Synchronoss Technologies (SNCR) is underperforming, with shares down 4.9% over the past month against the S&P 500's 1.7% gain, and is currently rated a Zacks Rank #5 (Strong Sell). Current quarter earnings are projected to be $0.25 per share, a 47.9% year-over-year decrease, and the current fiscal year estimate of $1.17 represents a 28.2% decrease from the prior year, although the next fiscal year is expected to see a 47% increase; revenue is also projected to decline slightly this year before growing 4% next year. Despite these challenges, Synchronoss receives an 'A' grade for value, suggesting it may be undervalued compared to its peers.

Analysis

Synchronoss Technologies (SNCR) has recently garnered investor attention despite significant underperformance, with its shares declining 4.9% over the past month, contrasting with the S&P 500 composite's 1.7% gain and its own Zacks Internet - Software industry's 3.6% rise. Fundamental concerns are highlighted by substantial downward revisions in earnings estimates.

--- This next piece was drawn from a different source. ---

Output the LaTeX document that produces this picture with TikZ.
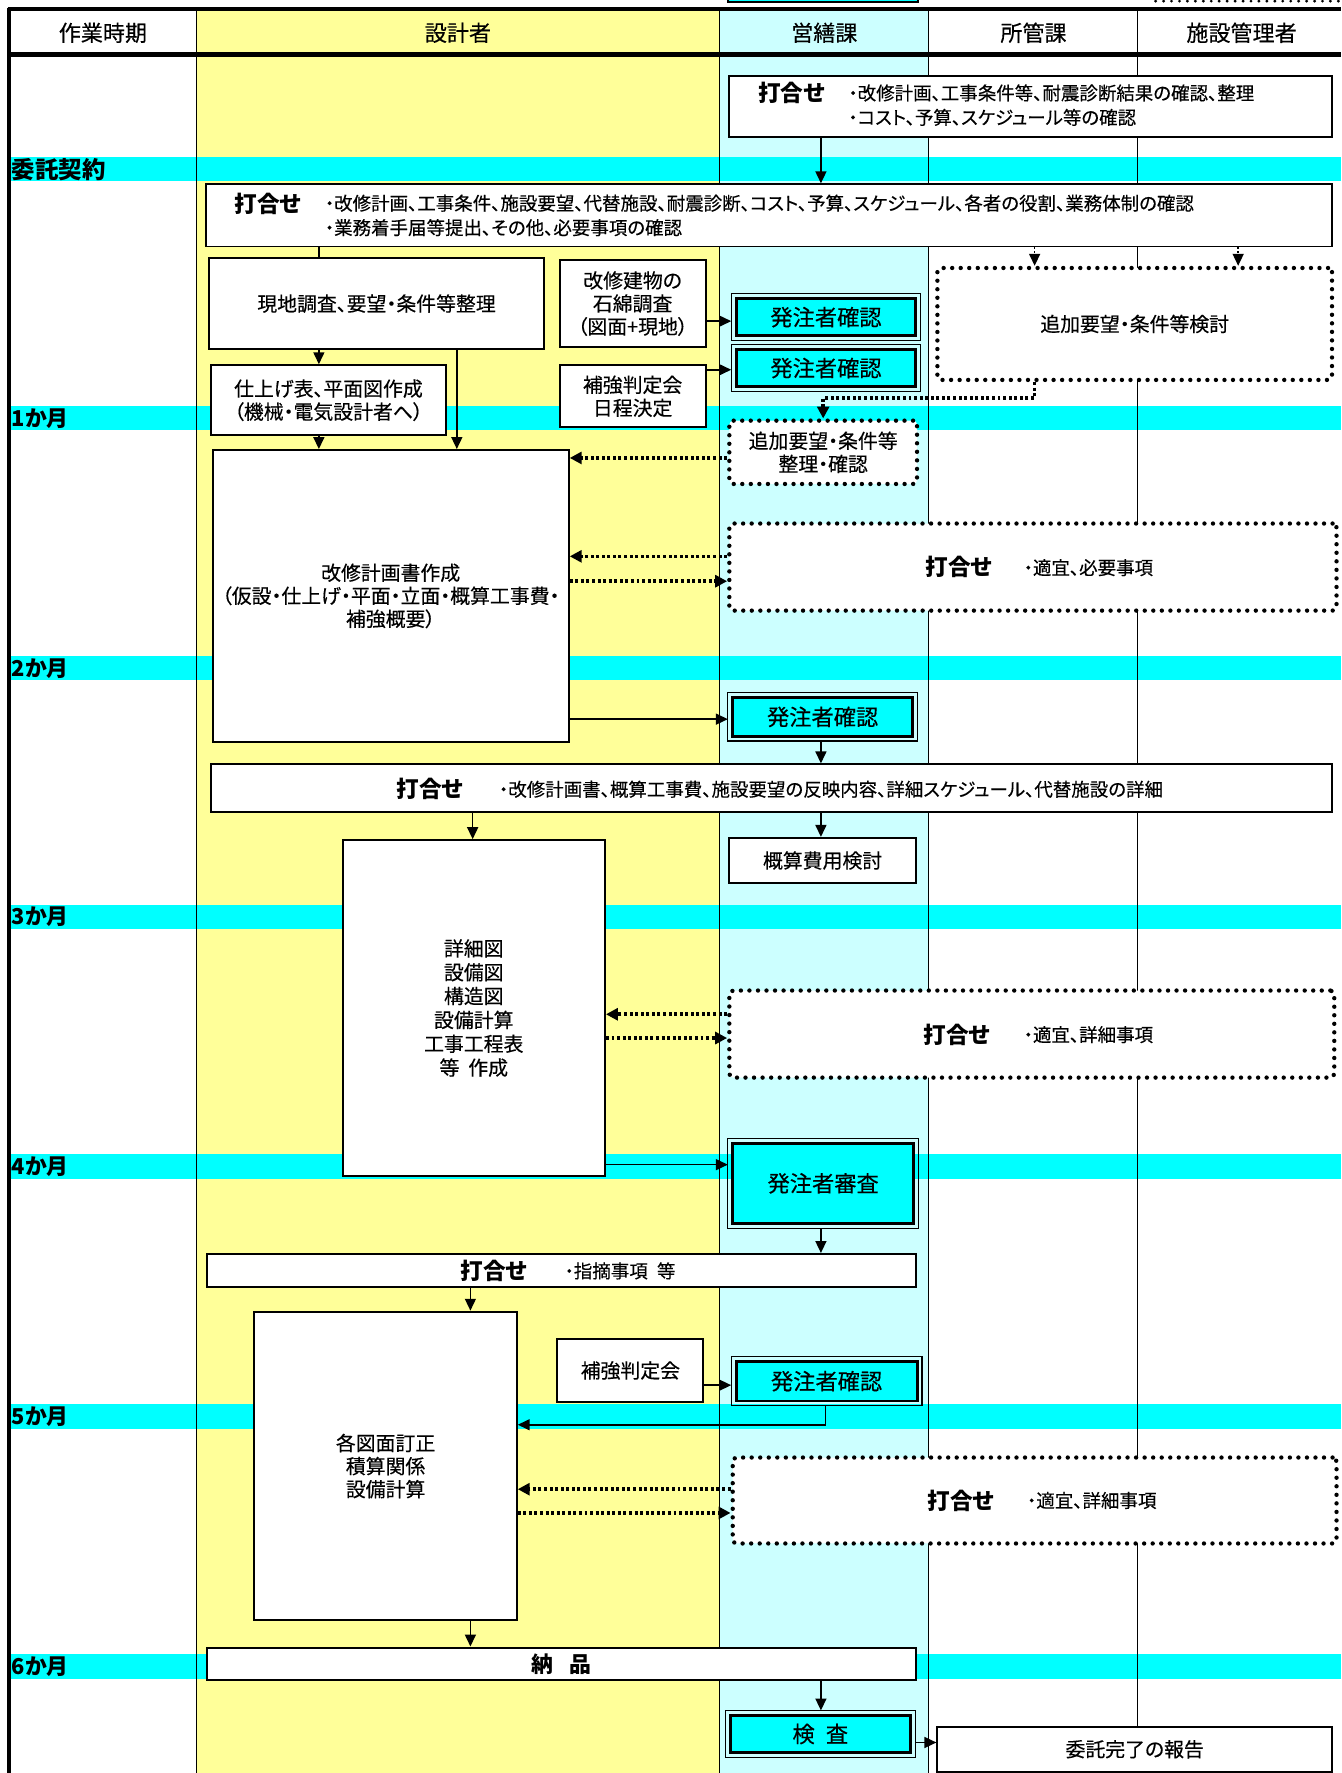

For the current quarter, earnings are projected at $0.25 per share, a steep 47.9% year-over-year decrease, with the Zacks Consensus Estimate having been revised downwards by 52.4% over the last 30 days. Similarly, the current fiscal year consensus earnings estimate of $1.17 signifies a 28.2% decline from the prior year, with this estimate also revised down by 23.9% recently. While a recovery is anticipated for the next fiscal year, with a consensus EPS of $1.72 indicating a 47% year-over-year increase (though this estimate has remained unchanged over the past month), near-term revenue prospects are also subdued. Current quarter sales are estimated at $42.59 million, a 2% year-over-year decrease, and current fiscal year revenue is expected to decline by 0.7% to $172.42 million before a projected 4% growth to $179.25 million in the next fiscal year. The company's last reported quarter saw revenues of $42.21 million (-1.8% YoY), slightly beating estimates by 0.25%, but EPS was a significant miss at -$0.30, a -203.45% surprise compared to $0.44 a year ago. Reflecting these challenges, Synchronoss holds a Zacks Rank #5 (Strong Sell). Despite these negative indicators, the company scores an 'A' on the Zacks Value Style Score, suggesting it may be trading at a discount relative to its peers.